[PROBLEM] Copy the lines of the data below exactly, starting at the first and stopping after the line that contains "from matplotlib.patches import Rectangle"; include no pictures.

[SUPPLIED INFORMATION]
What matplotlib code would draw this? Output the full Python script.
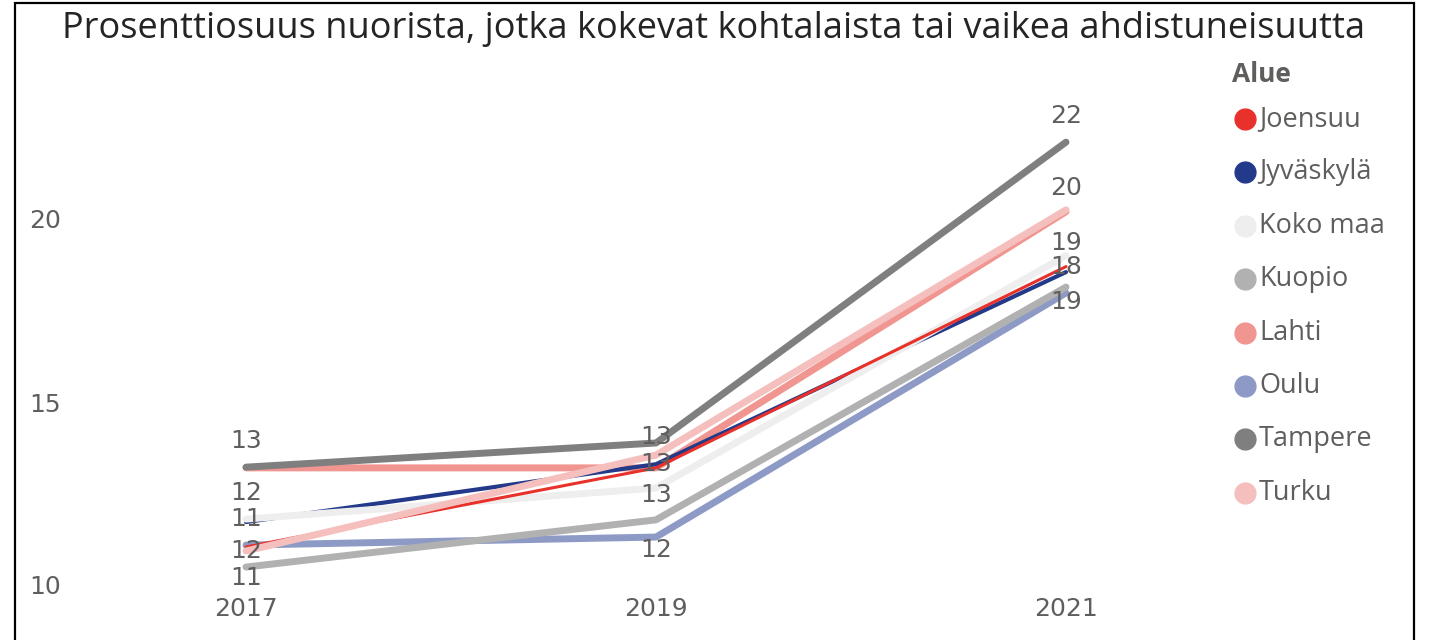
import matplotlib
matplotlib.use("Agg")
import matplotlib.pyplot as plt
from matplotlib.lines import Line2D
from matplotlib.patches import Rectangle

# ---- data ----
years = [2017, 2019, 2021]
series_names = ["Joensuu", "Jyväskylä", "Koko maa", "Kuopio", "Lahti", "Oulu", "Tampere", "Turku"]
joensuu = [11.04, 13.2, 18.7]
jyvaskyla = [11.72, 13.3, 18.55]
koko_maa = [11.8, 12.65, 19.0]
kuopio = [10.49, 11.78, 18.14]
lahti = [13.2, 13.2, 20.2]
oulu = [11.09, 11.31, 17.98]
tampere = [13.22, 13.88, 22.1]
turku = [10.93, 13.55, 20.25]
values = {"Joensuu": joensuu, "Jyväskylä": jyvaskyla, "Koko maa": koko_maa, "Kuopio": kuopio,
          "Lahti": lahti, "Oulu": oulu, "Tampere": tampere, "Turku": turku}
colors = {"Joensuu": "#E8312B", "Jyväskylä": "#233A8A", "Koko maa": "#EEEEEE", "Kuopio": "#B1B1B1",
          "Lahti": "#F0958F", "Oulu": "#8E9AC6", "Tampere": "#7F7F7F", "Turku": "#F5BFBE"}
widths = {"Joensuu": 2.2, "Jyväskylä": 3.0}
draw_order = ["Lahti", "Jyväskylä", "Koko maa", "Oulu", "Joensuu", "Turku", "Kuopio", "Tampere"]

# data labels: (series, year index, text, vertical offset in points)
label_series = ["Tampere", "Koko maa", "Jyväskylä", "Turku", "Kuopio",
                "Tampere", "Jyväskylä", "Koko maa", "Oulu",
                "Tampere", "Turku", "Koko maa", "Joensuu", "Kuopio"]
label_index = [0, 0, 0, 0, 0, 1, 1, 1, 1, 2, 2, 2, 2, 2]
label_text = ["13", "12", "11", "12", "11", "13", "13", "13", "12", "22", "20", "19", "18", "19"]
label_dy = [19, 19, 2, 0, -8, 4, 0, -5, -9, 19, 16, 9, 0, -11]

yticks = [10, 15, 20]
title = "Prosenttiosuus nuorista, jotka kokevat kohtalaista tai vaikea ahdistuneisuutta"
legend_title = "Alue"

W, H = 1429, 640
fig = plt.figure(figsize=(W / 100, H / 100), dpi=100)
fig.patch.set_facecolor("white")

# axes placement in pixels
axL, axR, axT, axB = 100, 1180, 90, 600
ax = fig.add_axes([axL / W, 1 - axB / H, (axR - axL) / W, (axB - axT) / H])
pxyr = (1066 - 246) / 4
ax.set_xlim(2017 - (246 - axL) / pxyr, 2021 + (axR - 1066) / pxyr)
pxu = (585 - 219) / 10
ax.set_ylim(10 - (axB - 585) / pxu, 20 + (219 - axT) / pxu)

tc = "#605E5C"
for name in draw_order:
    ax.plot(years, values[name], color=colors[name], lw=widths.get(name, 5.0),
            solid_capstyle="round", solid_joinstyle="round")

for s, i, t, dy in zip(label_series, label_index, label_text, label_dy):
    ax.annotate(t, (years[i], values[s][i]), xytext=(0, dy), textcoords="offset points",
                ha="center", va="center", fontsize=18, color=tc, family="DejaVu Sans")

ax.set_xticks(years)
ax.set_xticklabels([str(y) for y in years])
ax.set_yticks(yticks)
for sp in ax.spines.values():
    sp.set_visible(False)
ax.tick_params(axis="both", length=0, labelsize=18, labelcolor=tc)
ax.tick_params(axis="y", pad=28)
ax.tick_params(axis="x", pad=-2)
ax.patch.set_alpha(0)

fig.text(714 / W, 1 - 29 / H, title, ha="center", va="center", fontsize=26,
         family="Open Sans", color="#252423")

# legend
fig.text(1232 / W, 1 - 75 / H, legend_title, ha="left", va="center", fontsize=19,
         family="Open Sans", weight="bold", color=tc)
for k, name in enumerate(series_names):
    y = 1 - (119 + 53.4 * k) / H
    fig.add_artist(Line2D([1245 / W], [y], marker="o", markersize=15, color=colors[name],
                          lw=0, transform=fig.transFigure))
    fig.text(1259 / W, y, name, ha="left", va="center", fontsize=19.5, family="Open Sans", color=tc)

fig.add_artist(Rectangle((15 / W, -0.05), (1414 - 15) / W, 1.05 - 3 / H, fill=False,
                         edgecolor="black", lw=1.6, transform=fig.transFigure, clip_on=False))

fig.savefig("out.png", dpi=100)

[FINAL RESULT]
What matplotlib code would draw this? Output the full Python script.
import matplotlib
matplotlib.use("Agg")
import matplotlib.pyplot as plt
from matplotlib.lines import Line2D
from matplotlib.patches import Rectangle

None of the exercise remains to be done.